Aufgabe der Beauftragten für Studierende mit Behinderungen ist es, einerseits kontinuierlich daran mitzuwirken, dass Hochschulen vorhandene Barrieren und Benachteiligungen abbauen und ihre Lehr- und Studienangebote chancengerecht und diskriminierungsfrei gestalten. Andererseits sind sie Ansprechpartner/innen und Berater/innen für Studierende, Lehrende und Prüfende bei komplexen individuellen Fragen zum Thema Studium und Behinderungen. Hohe fachliche Expertise z.B. zu den Themen Beeinträchtigungen, Barrierefreiheit und Nachteilsausgleichen, Beratungskompetenz, kontinuierliche Fortbildung und die Möglichkeit zur Vernetzung mit anderen Fachleuten sind wichtige persönliche Voraussetzungen für eine erfolgreiche Arbeit, wie sie bisher schon vielerorts von den Beauftragten für die Studierenden mit Behinderungen an Hochschulen in Thüringen geleistet wird. Es stünde zu befürchten, dass – trotz steigender Nachfrage nach fachkundiger Beratung und Unterstützung behinderter Studierender – diese gewachsene Expertise verloren geht und im Rahmen des im Gesetzentwurf konzipierten umfänglichen Amtes des Beauftragen für Diversität nicht in dem erforderlichen Maße vorgehalten werden kann. Unter dem Druck der verbindlich vorgeschriebenen Einrichtung eines Diversitätsbeauftragten und eingeschränkter Finanzmittel würden bereits vorhandene, spezifische Beratungs- und Unterstützungsstrukturen aufgelöst werden. Während in den Hochschulen für andere Studierendengruppen eigenständige Beratungs- und Unterstützungsstrukturen zur Verfügung stehen (z.B. Internationales Büro, Familienservice, Gleichstellungsbüro), gäbe es für Studierende mit Behinderungen ein solches Angebot dann nicht mehr.

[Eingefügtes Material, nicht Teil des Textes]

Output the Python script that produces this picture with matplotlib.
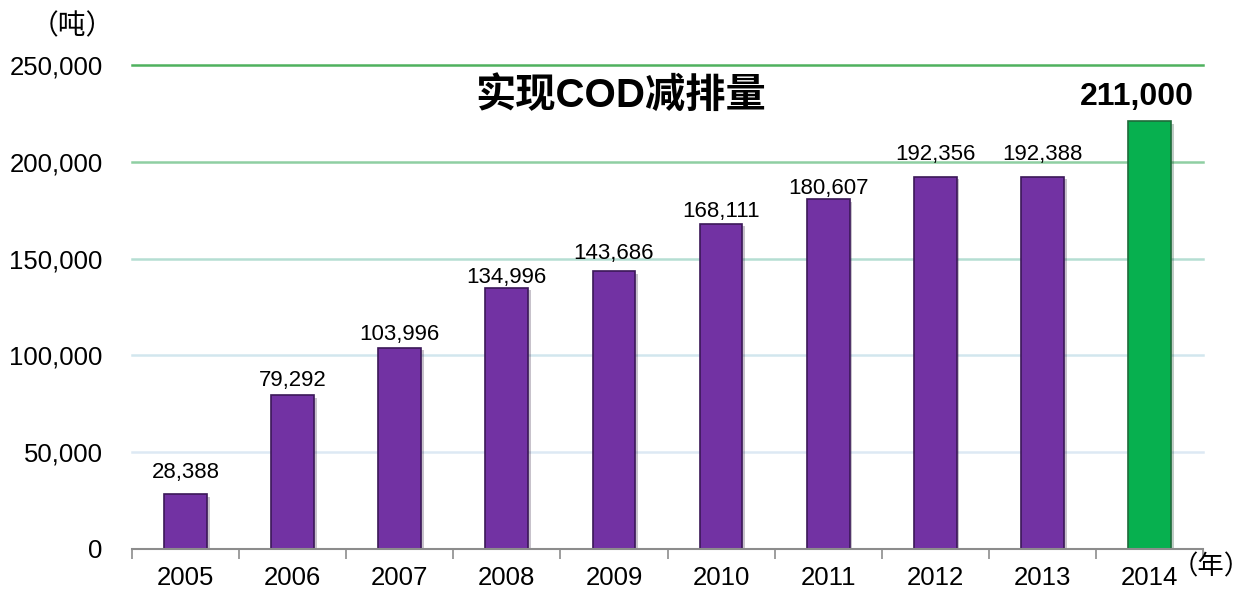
import matplotlib
matplotlib.use("Agg")
import matplotlib.pyplot as plt
import matplotlib.patheffects as pe
from matplotlib.ticker import FixedLocator, FuncFormatter

plt.rcParams['font.family'] = ['Liberation Sans', 'Noto Sans CJK SC', 'DejaVu Sans']

years = ['2005', '2006', '2007', '2008', '2009', '2010', '2011', '2012', '2013', '2014']
# bar heights as drawn in the picture (2014 bar is drawn taller than its label)
heights = [28388, 79292, 103996, 134996, 143686, 168111, 180607, 192356, 192388, 221000]
labels = ['28,388', '79,292', '103,996', '134,996', '143,686',
          '168,111', '180,607', '192,356', '192,388', '211,000']
y_ticks = [0, 50000, 100000, 150000, 200000, 250000]

title = '实现COD减排量'
unit_y = '（吨）'
unit_x = '（年）'

purple = '#7232a3'
green = '#07b04f'
bar_colors = [purple] * 9 + [green]
edge_colors = ['#3b1858'] * 9 + ['#1f6b3a']
grid_colors = ['#dde9f4', '#d2e7ee', '#b5ded3', '#8fcfa2', '#4fb15e']
# label gap above each bar, in pixels
label_gap = [22, 15, 13, 10, 17, 12, 11, 22, 22, 24]

fig = plt.figure(figsize=(12.55, 5.9), dpi=100)
ax = fig.add_axes([132 / 1255, 1 - 549 / 590, 1071 / 1255, 484 / 590])

x = list(range(len(years)))
bars = ax.bar(x, heights, width=0.4, color=bar_colors, edgecolor=edge_colors,
              linewidth=1.2, zorder=3)
for b in bars:
    b.set_path_effects([pe.SimplePatchShadow(offset=(2, -2), alpha=0.25), pe.Normal()])

for yv, c in zip(y_ticks[1:], grid_colors):
    ax.axhline(yv, color=c, linewidth=1.8, zorder=1, clip_on=False)

ax.set_xlim(-0.5, len(years) - 0.5)
ax.set_ylim(0, 250000)

for s in ['top', 'right', 'left']:
    ax.spines[s].set_visible(False)
ax.spines['bottom'].set_color('#8c8c8c')
ax.spines['bottom'].set_linewidth(1.5)
ax.spines['bottom'].set_zorder(4)

ax.set_yticks(y_ticks)
ax.yaxis.set_major_formatter(FuncFormatter(lambda v, p: f'{int(v):,}'))
ax.tick_params(axis='y', length=0, pad=21, labelsize=18.5)

ax.set_xticks(x)
ax.set_xticklabels(years)
ax.tick_params(axis='x', which='major', length=0, pad=12, labelsize=18.5)
ax.xaxis.set_minor_locator(FixedLocator([i - 0.5 for i in range(len(years) + 1)]))
ax.tick_params(axis='x', which='minor', length=7, width=1.2, color='#8c8c8c', direction='out')

for i, (h, lab, g) in enumerate(zip(heights, labels, label_gap)):
    if i == len(years) - 1:
        ax.annotate(lab, (i, h), xytext=(-9, g * 0.72), textcoords='offset points',
                    ha='center', va='center', fontsize=23, fontweight='bold')
    else:
        ax.annotate(lab, (i, h), xytext=(0, g * 0.72), textcoords='offset points',
                    ha='center', va='center', fontsize=16)

fig.text(621 / 1255, 1 - 95 / 590, title, ha='center', va='center',
         fontsize=29, fontweight='bold')
fig.text(72 / 1255, 1 - 27 / 590, unit_y, ha='center', va='center', fontsize=20)
fig.text(1251 / 1255, 1 - 567 / 590, unit_x, ha='right', va='center', fontsize=19)

fig.savefig('out.png', dpi=100)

Aus Sicht des Deutschen Studentenwerks sollten Diversitätsbeauftragte vielmehr mit weiterhin vorhandenen Gleichstellungs-, Behindertenbeauftragten und weiteren relevanten Akteuren eng zusammen arbeiten, diese vernetzen und koordinieren, um so die Realisierung einer inklusiven Hochschule und eine Kultur der Wertschätzung von Verschiedenheit zu fördern.